The build-and-universalize script:
#!/usr/bin/env bash
# Build a release universal (x64 + arm64) Chromium.app.
#
# Produces:
# $CHROMIUM_SRC/out/release_x64/Chromium.app (Intel)
# $CHROMIUM_SRC/out/release_arm64/Chromium.app (Apple Silicon)
# $CHROMIUM_SRC/out/release_universal/Chromium.app (fat)
#
# Usage:
# binary_build.sh # both arches + universalize
# binary_build.sh x64 # only x64
# binary_build.sh arm64 # only arm64
# binary_build.sh universal-only # merge existing dirs only
set -euo pipefail
CHROMIUM_SRC="${CHROMIUM_SRC:-$HOME/chromium/src}"
TARGET="${1:-both}"
cd "$CHROMIUM_SRC"
# Shared args. is_component_build MUST be false for a universal-mergeable app.
common_args() {
cat <<'GN'
target_os = "mac"
is_debug = false
is_component_build = false
is_official_build = false
symbol_level = 0
blink_symbol_level = 0
v8_symbol_level = 0
GN
}
seed_args() {
local outdir="$1" cpu="$2"
mkdir -p "$outdir"
{ common_args; echo "target_cpu = \"$cpu\""; } > "$outdir/args.gn"
}
build_one() {
local cpu="$1" outdir="out/release_${1}"
echo ">> Configuring $outdir (target_cpu=$cpu) ..."
seed_args "$outdir" "$cpu"
gn gen "$outdir"
echo ">> Building chrome in $outdir ..."
autoninja -C "$outdir" chrome
}
universalize() {
local x64_app="out/release_x64/Chromium.app"
local arm_app="out/release_arm64/Chromium.app"
local out_app="out/release_universal/Chromium.app"
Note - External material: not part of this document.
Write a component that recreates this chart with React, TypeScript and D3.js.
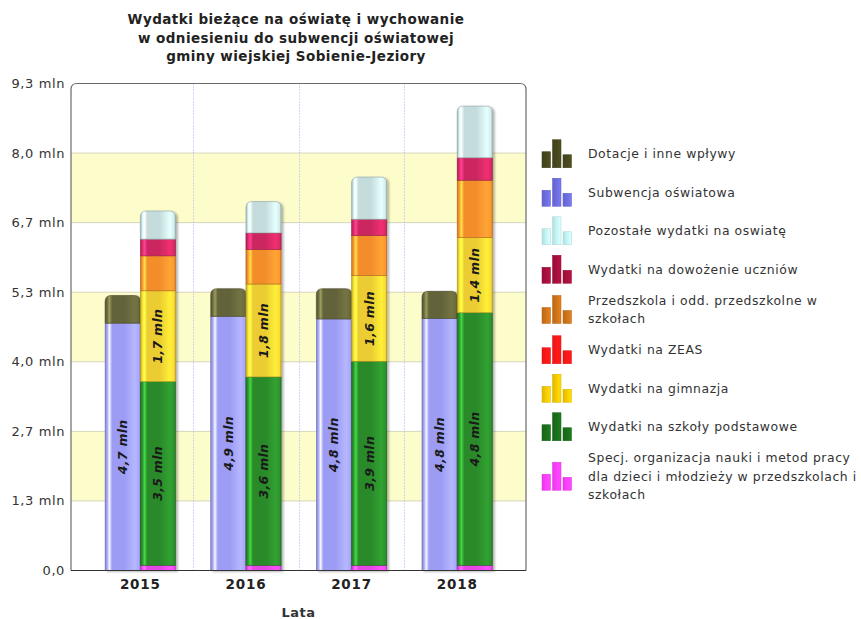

[ -d "$x64_app" ] && [ -d "$arm_app" ] || { echo "!! build both arches first" >&2; exit 1; }
echo ">> Universalizing into $out_app ..."
mkdir -p out/release_universal
rm -rf "$out_app"
chrome/installer/mac/universalizer.py "$x64_app" "$arm_app" "$out_app"
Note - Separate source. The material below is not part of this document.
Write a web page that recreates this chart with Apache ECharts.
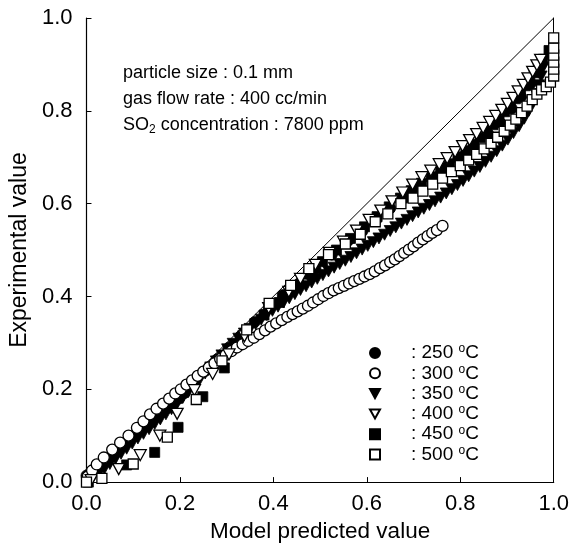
<!DOCTYPE html>
<html>
<head>
<meta charset="utf-8">
<script src="https://cdn.jsdelivr.net/npm/echarts@6/dist/echarts.min.js"></script>
<style>
html,body{margin:0;padding:0;background:#fff;}
#chart{width:572px;height:548px;}
</style>
</head>
<body>
<div id="chart"></div>
<script>
// ---- data ----
const xTicks = [0.0, 0.2, 0.4, 0.6, 0.8, 1.0];
const yTicks = [0.0, 0.2, 0.4, 0.6, 0.8, 1.0];
const seriesNames = ['250', '300', '350', '400', '450', '500'];
const diagonal = [[0, 0], [1, 1]];

const data250 = [[0.0,0.014],[0.008,0.02],[0.018,0.028],[0.03,0.038],[0.043,0.049],[0.056,0.06],[0.069,0.072],[0.082,0.084],[0.095,0.096],[0.108,0.107],[0.121,0.118],[0.134,0.129],[0.147,0.14],[0.16,0.15],[0.173,0.16],[0.186,0.17],[0.198,0.18],[0.21,0.192],[0.23,0.215],[0.255,0.24],[0.28,0.265],[0.305,0.29],[0.33,0.315],[0.36,0.345],[0.39,0.375],[0.42,0.403],[0.455,0.428],[0.49,0.46],[0.525,0.49],[0.56,0.52],[0.59,0.54],[0.62,0.565],[0.65,0.59],[0.68,0.612],[0.71,0.635],[0.74,0.655],[0.77,0.678],[0.8,0.7],[0.83,0.724],[0.86,0.75],[0.885,0.775],[0.91,0.805],[0.93,0.83],[0.95,0.858],[0.965,0.885],[0.975,0.905]];

const data300 = [[0.003,0.012],[0.012,0.025],[0.022,0.038],[0.037,0.053],[0.055,0.07],[0.072,0.085],[0.09,0.1],[0.108,0.117],[0.122,0.131],[0.136,0.146],[0.15,0.158],[0.164,0.169],[0.177,0.18],[0.19,0.191],[0.202,0.2],[0.214,0.21],[0.226,0.219],[0.238,0.229],[0.25,0.238],[0.262,0.247],[0.274,0.256],[0.286,0.265],[0.298,0.274],[0.31,0.282],[0.322,0.29],[0.334,0.297],[0.346,0.304],[0.358,0.311],[0.37,0.319],[0.382,0.327],[0.394,0.335],[0.406,0.342],[0.418,0.349],[0.43,0.356],[0.441,0.362],[0.452,0.368],[0.463,0.374],[0.474,0.38],[0.485,0.387],[0.496,0.394],[0.507,0.401],[0.518,0.407],[0.529,0.413],[0.54,0.418],[0.551,0.423],[0.562,0.428],[0.573,0.433],[0.584,0.438],[0.595,0.443],[0.606,0.448],[0.617,0.454],[0.628,0.461],[0.639,0.467],[0.65,0.474],[0.66,0.48],[0.67,0.487],[0.68,0.494],[0.69,0.501],[0.7,0.508],[0.71,0.516],[0.72,0.523],[0.73,0.53],[0.74,0.537],[0.75,0.543],[0.762,0.552]];

const data350 = [[0.004,0.004],[0.014,0.01],[0.026,0.018],[0.038,0.028],[0.05,0.039],[0.062,0.05],[0.074,0.061],[0.086,0.072],[0.098,0.083],[0.11,0.094],[0.122,0.104],[0.134,0.114],[0.146,0.125],[0.158,0.135],[0.17,0.146],[0.182,0.157],[0.194,0.169],[0.206,0.181],[0.218,0.194],[0.23,0.207],[0.242,0.22],[0.254,0.234],[0.266,0.247],[0.278,0.26],[0.29,0.273],[0.302,0.286],[0.314,0.298],[0.326,0.309],[0.338,0.32],[0.35,0.33],[0.362,0.34],[0.374,0.35],[0.386,0.36],[0.398,0.369],[0.41,0.378],[0.422,0.387],[0.434,0.396],[0.446,0.405],[0.458,0.414],[0.47,0.422],[0.482,0.43],[0.494,0.438],[0.506,0.446],[0.518,0.454],[0.53,0.462],[0.542,0.47],[0.554,0.477],[0.566,0.485],[0.578,0.493],[0.59,0.501],[0.602,0.509],[0.614,0.517],[0.626,0.525],[0.638,0.533],[0.65,0.541],[0.662,0.549],[0.674,0.557],[0.686,0.565],[0.698,0.573],[0.71,0.581],[0.722,0.589],[0.734,0.597],[0.746,0.605],[0.758,0.613],[0.77,0.622],[0.782,0.631],[0.794,0.64],[0.806,0.649],[0.818,0.659],[0.83,0.669],[0.842,0.679],[0.854,0.69],[0.866,0.701],[0.878,0.713],[0.89,0.725],[0.902,0.738],[0.914,0.752],[0.926,0.767],[0.937,0.783],[0.947,0.8],[0.955,0.818],[0.962,0.836],[0.968,0.855],[0.973,0.874],[0.977,0.893],[0.98,0.91]];

const data400 = [[0.01,0.004],[0.069,0.028],[0.115,0.058],[0.157,0.1],[0.194,0.147],[0.231,0.198],[0.27,0.233],[0.305,0.275],[0.338,0.314],[0.39,0.375],[0.433,0.41],[0.458,0.438],[0.49,0.468],[0.52,0.494],[0.55,0.518],[0.578,0.542],[0.605,0.565],[0.63,0.585],[0.654,0.605],[0.677,0.624],[0.698,0.641],[0.718,0.657],[0.737,0.671],[0.755,0.685],[0.772,0.698],[0.789,0.711],[0.805,0.724],[0.82,0.737],[0.835,0.75],[0.849,0.763],[0.863,0.776],[0.876,0.789],[0.889,0.802],[0.901,0.815],[0.913,0.828],[0.924,0.842],[0.935,0.856],[0.945,0.87],[0.955,0.884],[0.964,0.898],[0.972,0.91]];

const data450 = [[0.004,0.0],[0.086,0.037],[0.146,0.064],[0.196,0.118],[0.249,0.184],[0.295,0.246],[0.34,0.305],[0.38,0.36],[0.413,0.387],[0.445,0.42],[0.475,0.448],[0.505,0.475],[0.535,0.5],[0.565,0.525],[0.595,0.55],[0.622,0.572],[0.648,0.593],[0.672,0.612],[0.695,0.628],[0.717,0.644],[0.738,0.658],[0.758,0.672],[0.777,0.686],[0.795,0.7],[0.812,0.714],[0.828,0.728],[0.843,0.742],[0.857,0.756],[0.87,0.77],[0.883,0.784],[0.895,0.798],[0.907,0.812],[0.918,0.826],[0.929,0.84],[0.939,0.854],[0.949,0.868],[0.958,0.882],[0.967,0.896],[0.975,0.91],[0.99,0.93]];

const data500 = [[0.0,0.0],[0.033,0.008],[0.1,0.039],[0.173,0.097],[0.235,0.178],[0.29,0.261],[0.343,0.328],[0.391,0.385],[0.437,0.424],[0.476,0.46],[0.518,0.49],[0.554,0.513],[0.586,0.534],[0.618,0.561],[0.645,0.578],[0.673,0.6],[0.699,0.612],[0.72,0.627],[0.741,0.642],[0.762,0.655],[0.781,0.669],[0.8,0.682],[0.818,0.694],[0.835,0.706],[0.851,0.718],[0.866,0.73],[0.88,0.743],[0.894,0.756],[0.907,0.769],[0.919,0.782],[0.931,0.796],[0.943,0.81],[0.954,0.824],[0.964,0.836],[0.974,0.845],[0.984,0.852],[0.993,0.862],[1.0,0.875],[1.0,0.89],[1.0,0.905],[1.0,0.92],[1.0,0.935],[1.0,0.957]];

// ---- chart ----
const FONT = '"Liberation Sans", Arial, Helvetica, sans-serif';
const TRI = 'path://M0,0L10,0L5,9Z';
const chart = echarts.init(document.getElementById('chart'), null, {renderer: 'canvas'});

function sc(name, data, symbol, size, filled) {
  return {
    name: name, type: 'scatter', data: data, symbol: symbol, symbolSize: size,
    itemStyle: filled ? {color: '#000', borderColor: '#000', borderWidth: 0.8, opacity: 1}
                      : {color: '#fff', borderColor: '#000', borderWidth: 1.3, opacity: 1},
    emphasis: {disabled: true}
  };
}

const option = {
  animation: false,
  backgroundColor: '#fff',
  grid: {left: 86, top: 18, width: 471, height: 472, containLabel: false},
  xAxis: {
    type: 'value', min: 0, max: 1, interval: 0.2,
    name: 'Model predicted value', nameLocation: 'middle', nameGap: 36,
    nameTextStyle: {fontSize: 22.5, color: '#000', fontFamily: FONT},
    axisLine: {show: true, onZero: false, lineStyle: {color: '#000', width: 1.2}},
    axisTick: {show: true, inside: true, length: 5, lineStyle: {color: '#000'}},
    axisLabel: {fontSize: 22, color: '#000', fontFamily: FONT, margin: 11,
      formatter: v => { const i = Math.round(v / 0.2); return xTicks[i] !== undefined ? xTicks[i].toFixed(1) : ''; }},
    splitLine: {show: false}
  },
  yAxis: [{
    type: 'value', min: 0, max: 1, interval: 0.2,
    name: 'Experimental value', nameLocation: 'middle', nameGap: 50,
    nameTextStyle: {fontSize: 23, color: '#000', fontFamily: FONT},
    axisLine: {show: true, onZero: false, lineStyle: {color: '#000', width: 1.2}},
    axisTick: {show: true, inside: true, length: 5, lineStyle: {color: '#000'}},
    axisLabel: {fontSize: 22, color: '#000', fontFamily: FONT, margin: 14,
      formatter: v => { const i = Math.round(v / 0.2); return yTicks[i] !== undefined ? yTicks[i].toFixed(1) : ''; }},
    splitLine: {show: false}
  }, {
    type: 'value', min: 0, max: 1, position: 'right',
    axisLine: {show: true, onZero: false, lineStyle: {color: '#000', width: 1}},
    axisTick: {show: false}, axisLabel: {show: false}, splitLine: {show: false}
  }],
  legend: {
    orient: 'vertical', left: 369, top: 343, padding: 0,
    itemWidth: 10, itemHeight: 10, itemGap: 0.3,
    data: seriesNames,
    selectedMode: false,
    formatter: n => '{g|}{t|: ' + n + ' }{s|o}{t|C}',
    textStyle: {
      color: '#000', fontFamily: FONT, fontSize: 19, lineHeight: 18,
      rich: {
        g: {width: 26, lineHeight: 18},
        t: {fontSize: 19, lineHeight: 18, color: '#000', fontFamily: FONT},
        s: {fontSize: 12, lineHeight: 10, color: '#000', fontFamily: FONT, padding: [0, 0, 8, 0]}
      }
    }
  },
  graphic: [
    {type: 'text', left: 123, top: 64, style: {text: 'particle size : 0.1 mm', font: '18px ' + FONT, fill: '#000'}},
    {type: 'text', left: 123, top: 90, style: {text: 'gas flow rate : 400 cc/min', font: '18px ' + FONT, fill: '#000'}},
    {type: 'text', left: 123, top: 116, style: {
      text: '{a|SO}{b|2}{a| concentration : 7800 ppm}', fill: '#000',
      rich: {
        a: {fontSize: 18, fontFamily: FONT, fill: '#000', color: '#000'},
        b: {fontSize: 12, fontFamily: FONT, fill: '#000', color: '#000', padding: [9, 0, 0, 0]}
      }
    }}
  ],
  series: [
    {type: 'line', data: diagonal, symbol: 'none', lineStyle: {color: '#000', width: 1}, silent: true, z: 1},
    sc('350', data350, TRI, [12, 11], true),
    sc('250', data250, 'circle', 11, true),
    sc('450', data450, 'rect', 10, true),
    sc('300', data300, 'circle', 11, false),
    sc('400', data400, TRI, [12, 11], false),
    sc('500', data500, 'rect', 10, false)
  ]
};
chart.setOption(option);
</script>
</body>
</html>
file "$out_app/Contents/MacOS/Chromium" || true
}
case "$TARGET" in
x64) build_one x64 ;;
arm64) build_one arm64 ;;
universal-only) universalize ;;
both|"") build_one x64; build_one arm64; universalize ;;
*) echo "usage: $0 [x64|arm64|both|universal-only]" >&2; exit 2 ;;
esac
The output, out/release_universal/Chromium.app, is a single bundle that runs on both Intel and Apple Silicon.
The Gatekeeper Consideration
An unsigned build - one without an Apple Developer ID - is quarantined by macOS. The simplest path for a recipient is to clear the quarantine attribute after copying the app to /Applications:
xattr -dr com.apple.quarantine /Applications/Chromium.app
An ad-hoc signature also allows the app to launch without the right-click-Open workaround:
codesign --force --deep --sign - out/release_universal/Chromium.app
A full Developer ID signature plus notarization is the correct approach for wider distribution, but ad-hoc signing plus quarantine removal is adequate for internal or one-off sharing.
Windows: mini_installer
On Windows, do not distribute a raw chrome.exe from a build directory - side-by-side assembly activation does not support running the binary out of out/Release. Build the installer instead:
autoninja -C out/Release mini_installer
This produces mini_installer.exe: a self-contained installer. It installs Chromium into the user profile, registers the Start menu entry, and behaves like a normal application install.
Summary
| Platform | Command | Artifact | Recipient action |
|---|---|---|---|
| Linux (deb) | autoninja -C out/Release chrome/installer/linux:stable_deb |
*.deb |
sudo dpkg -i |
| Linux (rpm) | autoninja -C out/Release chrome/installer/linux:stable_rpm |
*.rpm |
sudo rpm -i |
| macOS | binary_build.sh (universal) |
Chromium.app |
copy to Applications, clear quarantine |
| Windows | autoninja -C out/Release mini_installer |
mini_installer.exe |
run the installer |
The principle is consistent across platforms: build non-component release, then use the platform's packaging target. Skipping that step means distributing a directory of loose libraries and a binary that will not launch. Following it produces an artifact that installs like any other browser - which is what a recipient without a Chromium toolchain expects.